The shortfall is the difference between what has been promised public employees as pension benefits and what is available to pay for those benefits. Most of the experts know the causes of the unfunded liabilities and they know the solutions for bringing these funds into balance, but political leaders seem unwilling to address either. Worse, some don't see it as a major problem even though the gap has doubled since 2006.
Larry Martin, executive director of Minnesota's Legislative Commission on Pensions and Retirement, sees the problem. He told the St. Paul Pioneer Press: "Is there a need for concern? Yes. We're departing -- significantly -- from what we think we ought to be doing."
Some 11 of the 12 public pension plans that remain open to new members are not taking in enough money to pay benefits promised.

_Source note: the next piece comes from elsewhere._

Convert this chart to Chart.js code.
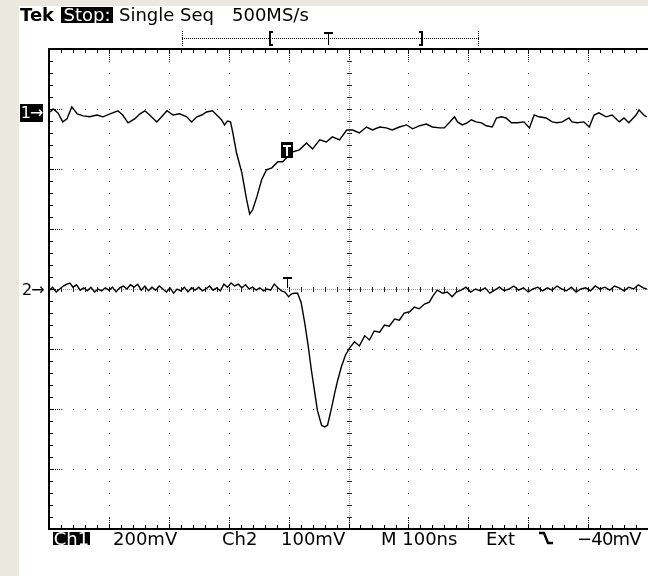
<!DOCTYPE html>
<html>
<head>
<meta charset="utf-8">
<script src="https://cdn.jsdelivr.net/npm/chart.js@4.4.1/dist/chart.umd.min.js"></script>
<style>
  html, body { margin: 0; padding: 0; }
  body { width: 648px; height: 576px; background: #ebe9df; position: relative; overflow: hidden;
         font-family: "DejaVu Sans", sans-serif; }
  #panel { position: absolute; left: 19px; top: 6px; right: 0; bottom: 0; background: #fff; }
  #c { position: absolute; left: 0; top: 0; }
  .t { position: absolute; font-size: 18px; line-height: 13px; height: 13px; color: #000; white-space: pre; }
  .inv { background: #000; color: #fff; text-align: center; }
  .mk { font-size: 16px; letter-spacing: -1px; }
</style>
</head>
<body>
<div id="panel"></div>
<canvas id="c" width="648" height="576"></canvas>

<!-- en-tête de l'oscilloscope -->
<div class="t" style="left:20px;top:8px;font-weight:bold">Tek</div>
<div class="t inv" style="left:61px;top:7px;width:52px;height:16px;line-height:16px">Stop:</div>
<div class="t" style="left:119px;top:8px">Single Seq</div>
<div class="t" style="left:232px;top:8px">500MS/s</div>

<!-- repères des voies -->
<div class="t inv mk" style="left:20px;top:104px;width:23px;height:18px;line-height:18px">1→</div>
<div class="t mk" style="left:22px;top:283px;height:13px;line-height:13px">2→</div>

<!-- pied : calibres -->
<div class="t inv" style="left:53px;top:532px;width:37px">Ch1</div>
<div class="t" style="left:113px;top:532px">200mV</div>
<div class="t" style="left:222px;top:532px">Ch2</div>
<div class="t" style="left:281px;top:532px">100mV</div>
<div class="t" style="left:381px;top:532px">M 100ns</div>
<div class="t" style="left:486px;top:532px">Ext</div>
<svg style="position:absolute;left:537px;top:530px" width="18" height="16">
  <polyline points="2,3 7,3 11,13 16,13" fill="none" stroke="#000" stroke-width="2.4"/>
</svg>
<div class="t" style="left:577px;top:532px;letter-spacing:-0.8px">−40mV</div>

<script>
/* Graduations : 10 divisions de 100 ns, 8 divisions */
const X_DIV = [0, 100, 200, 300, 400, 500, 600, 700, 800, 900, 1000];   // ns
const Y_DIV = [-400, -300, -200, -100, 0, 100, 200, 300, 400];          // mV (Ch2, 100 mV/div)
const X_SUB = 20;   // 1/5 div
const Y_SUB = 20;

const CH1_T = [2,7,15,23,30,38,47,57,68,80,90,102,115,123,132,143,152,160,168,180,
  188,197,207,218,230,238,247,255,263,273,280,288,293,298,303,307,313,322,330,335,
  340,347,355,363,372,382,390,398,407,418,430,440,452,463,473,485,497,507,518,530,
  540,552,563,573,585,597,607,618,630,640,652,660,668,677,682,690,698,705,713,722,
  730,740,747,755,763,772,782,793,802,810,818,830,840,848,857,868,873,882,893,902,
  910,918,930,940,952,960,968,980,985,993,998];
const CH1_MV = [3,13,0,-30,-20,20,-3,-10,-13,-7,-13,-3,7,-7,-33,-20,-3,7,-7,-30,
  -13,7,-7,-3,-13,-30,-13,-7,3,7,-7,-23,-40,-27,-30,-67,-133,-200,-290,-337,
  -323,-280,-223,-190,-183,-163,-163,-147,-130,-123,-100,-120,-90,-97,-80,-90,-57,-57,-67,-47,
  -57,-47,-50,-57,-47,-40,-53,-43,-37,-47,-50,-50,-33,-13,-30,-40,-33,-23,-30,-33,
  -43,-47,-17,-13,-17,-33,-33,-30,-50,-7,-13,-17,-30,-33,-30,-17,-30,-33,-30,-47,
  -7,0,-13,-7,-30,-17,-33,-7,10,-7,-13];

/* Voie 2 (100 mV/div) */
const CH2_T = [0,6,12,18,24,30,35,40,46,52,58,64,70,76,82,88,94,100,106,112,
  118,124,130,136,142,148,154,160,166,172,178,184,190,196,202,208,214,220,226,232,
  238,244,250,256,262,268,274,280,286,292,298,304,310,316,322,328,334,340,346,352,
  358,364,370,376,382,388,394,
  400,405,410,415,421,427,433,438,443,448,455,460,465,472,477,482,488,495,502,510,
  518,527,535,543,552,560,568,577,585,593,602,610,618,627,635,640,648,657,665,673,680,
  688,696,704,712,720,728,736,744,752,760,768,776,784,792,800,808,816,824,832,840,
  848,856,864,872,880,888,896,904,912,920,928,936,944,952,960,968,976,984,992,998];
const CH2_MV = [-3,3,-5,0,5,8,10,3,7,-2,2,-3,3,-5,0,-3,2,-2,3,-5,
  2,5,0,7,3,8,-2,5,-3,3,-2,5,0,-5,2,-7,0,-3,3,-5,
  2,-2,3,-3,0,5,-2,2,-3,8,3,10,5,8,2,7,0,3,-2,2,
  -3,0,-2,8,2,-3,-5,
  -13,-8,-7,-7,-23,-57,-97,-135,-168,-202,-227,-230,-227,-197,-173,-152,-130,-110,-98,-88,
  -95,-78,-85,-70,-72,-60,-62,-50,-52,-40,-38,-30,-33,-25,-22,-13,-2,-7,-5,-13,-5,
  -2,3,-5,0,-3,2,-7,-2,3,-3,0,5,-2,2,-5,0,3,-3,2,-2,
  5,0,-3,3,-5,0,2,-3,5,0,3,-2,5,2,-3,3,0,7,2,0];

/* Déclenchement */
const TRIG_T = 397;        // ns
const TRIG_CH1 = -123;     // mV, position du repère T sur la voie 1
const TRIG_CH2 = 2;        // mV

/* Cadre : 1 div = 200 mV sur Ch1, masse Ch1 à +2,93 div */
const CH1_MIN = -1387, CH1_MAX = 213;

const pts = (ts, vs) => ts.map((t, i) => ({ x: t, y: vs[i] }));

/* Réticule façon Tektronix : points au 1/5 de division, axes centraux gradués */
const graticule = {
  id: 'graticule',
  beforeDatasetsDraw(chart) {
    const { ctx, chartArea: a, scales: { x, y2 } } = chart;
    const px = t => Math.round(x.getPixelForValue(t));
    const py = v => Math.round(y2.getPixelForValue(v));
    const xMin = X_DIV[0], xMax = X_DIV[X_DIV.length - 1];
    const yMin = Y_DIV[0], yMax = Y_DIV[Y_DIV.length - 1];
    const xc = px(500), yc = py(0);
    ctx.save();

    // points le long des lignes principales
    ctx.fillStyle = '#333';
    X_DIV.forEach(t => {
      if (t === xMin || t === xMax || t === 500) return;
      for (let v = yMin; v <= yMax; v += Y_SUB) ctx.fillRect(px(t), py(v), 1, 1);
    });
    Y_DIV.forEach(v => {
      if (v === yMin || v === yMax || v === 0) return;
      for (let t = xMin; t <= xMax; t += X_SUB) ctx.fillRect(px(t), py(v), 1, 1);
    });

    // axes centraux pointillés
    ctx.fillStyle = '#999';
    for (let yy = a.top; yy < a.bottom; yy += 2) ctx.fillRect(xc, yy, 1, 1);
    for (let xx = a.left; xx < a.right; xx += 2) ctx.fillRect(xx, yc, 1, 1);
    ctx.fillStyle = '#222';
    for (let v = yMin; v <= yMax; v += Y_SUB) ctx.fillRect(xc - 2, py(v), 5, 1);
    for (let t = xMin; t <= xMax; t += X_SUB) ctx.fillRect(px(t), yc - 2, 1, 5);

    // graduations sur le cadre
    ctx.fillStyle = '#000';
    for (let t = xMin; t <= xMax; t += X_SUB) {
      ctx.fillRect(px(t), a.top, 1, 4);
      ctx.fillRect(px(t), a.bottom - 4, 1, 4);
    }
    for (let v = yMin; v <= yMax; v += Y_SUB) ctx.fillRect(a.left, py(v), 4, 1);
    X_DIV.forEach(t => {
      for (let i = 0; i < 11; i += 2) {
        ctx.fillRect(px(t), a.top + i, 1, 1);
        ctx.fillRect(px(t), a.bottom - 1 - i, 1, 1);
      }
    });
    Y_DIV.forEach(v => {
      for (let i = 0; i < 11; i += 2) ctx.fillRect(a.left + i, py(v), 1, 1);
    });

    // cadre
    ctx.fillRect(a.left - 1, a.top - 1, a.right - a.left + 1, 2);
    ctx.fillRect(a.left - 1, a.bottom - 1, a.right - a.left + 1, 2);
    ctx.fillRect(a.left - 1, a.top - 1, 2, a.bottom - a.top + 1);
    ctx.restore();
  },
  afterDatasetsDraw(chart) {
    const { ctx, scales: { x, y1, y2 } } = chart;
    ctx.save();
    // repère T sur la voie 1 (inversé)
    const tx = Math.round(x.getPixelForValue(TRIG_T));
    const t1 = Math.round(y1.getPixelForValue(TRIG_CH1));
    ctx.fillStyle = '#000';
    ctx.fillRect(tx - 6, t1 - 8, 12, 16);
    ctx.fillStyle = '#fff';
    ctx.fillRect(tx - 4, t1 - 5, 8, 2);
    ctx.fillRect(tx - 1, t1 - 5, 2, 11);
    // repère T sur la voie 2
    const t2 = Math.round(y2.getPixelForValue(TRIG_CH2));
    ctx.fillStyle = '#000';
    ctx.fillRect(tx - 4, t2 - 11, 9, 2);
    ctx.fillRect(tx, t2 - 11, 1, 11);

    // barre d'enregistrement en haut : [ T ]
    const yb = 38;
    for (let xx = 182; xx <= 478; xx += 2) ctx.fillRect(xx, yb, 1, 1);
    for (let yy = 31; yy <= 45; yy += 2) { ctx.fillRect(182, yy, 1, 1); ctx.fillRect(478, yy, 1, 1); }
    ctx.fillRect(269, 31, 2, 15); ctx.fillRect(269, 31, 4, 2); ctx.fillRect(269, 44, 4, 2);
    ctx.fillRect(421, 31, 2, 15); ctx.fillRect(419, 31, 4, 2); ctx.fillRect(419, 44, 4, 2);
    ctx.fillRect(324, 32, 9, 2); ctx.fillRect(328, 32, 1, 13);
    ctx.restore();
  }
};

new Chart(document.getElementById('c'), {
  type: 'line',
  data: {
    datasets: [
      { label: 'Ch1', data: pts(CH1_T, CH1_MV), yAxisID: 'y1',
        borderColor: '#000', borderWidth: 1.4, pointRadius: 0, tension: 0 },
      { label: 'Ch2', data: pts(CH2_T, CH2_MV), yAxisID: 'y2',
        borderColor: '#000', borderWidth: 1.4, pointRadius: 0, tension: 0 }
    ]
  },
  options: {
    responsive: false,
    animation: false,
    layout: { padding: { left: 49, top: 49, right: 0, bottom: 47 } },
    plugins: { legend: { display: false }, tooltip: { enabled: false } },
    scales: {
      x: { type: 'linear', min: X_DIV[0], max: X_DIV[X_DIV.length - 1], display: false },
      y1: { min: CH1_MIN, max: CH1_MAX, display: false },
      y2: { min: Y_DIV[0], max: Y_DIV[Y_DIV.length - 1], display: false }
    }
  },
  plugins: [graticule]
});
</script>
</body>
</html>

The plans vary in the level of funding from a low of 60 percent funded for the St. Paul teacher's pension to about a 90 percent funding for the corrections employees fund. Many of the pensions had been fully funded in 2000.
The problems stem from payments into the funds that aren't sufficient to pay benefits and faulty assumptions about investment returns. At varying times, fund managers estimated returns in the 8 percent range, but when the Great Recession hit, returns were far, far below that. In fiscal year 2012, the investment return was just 2.4 percent.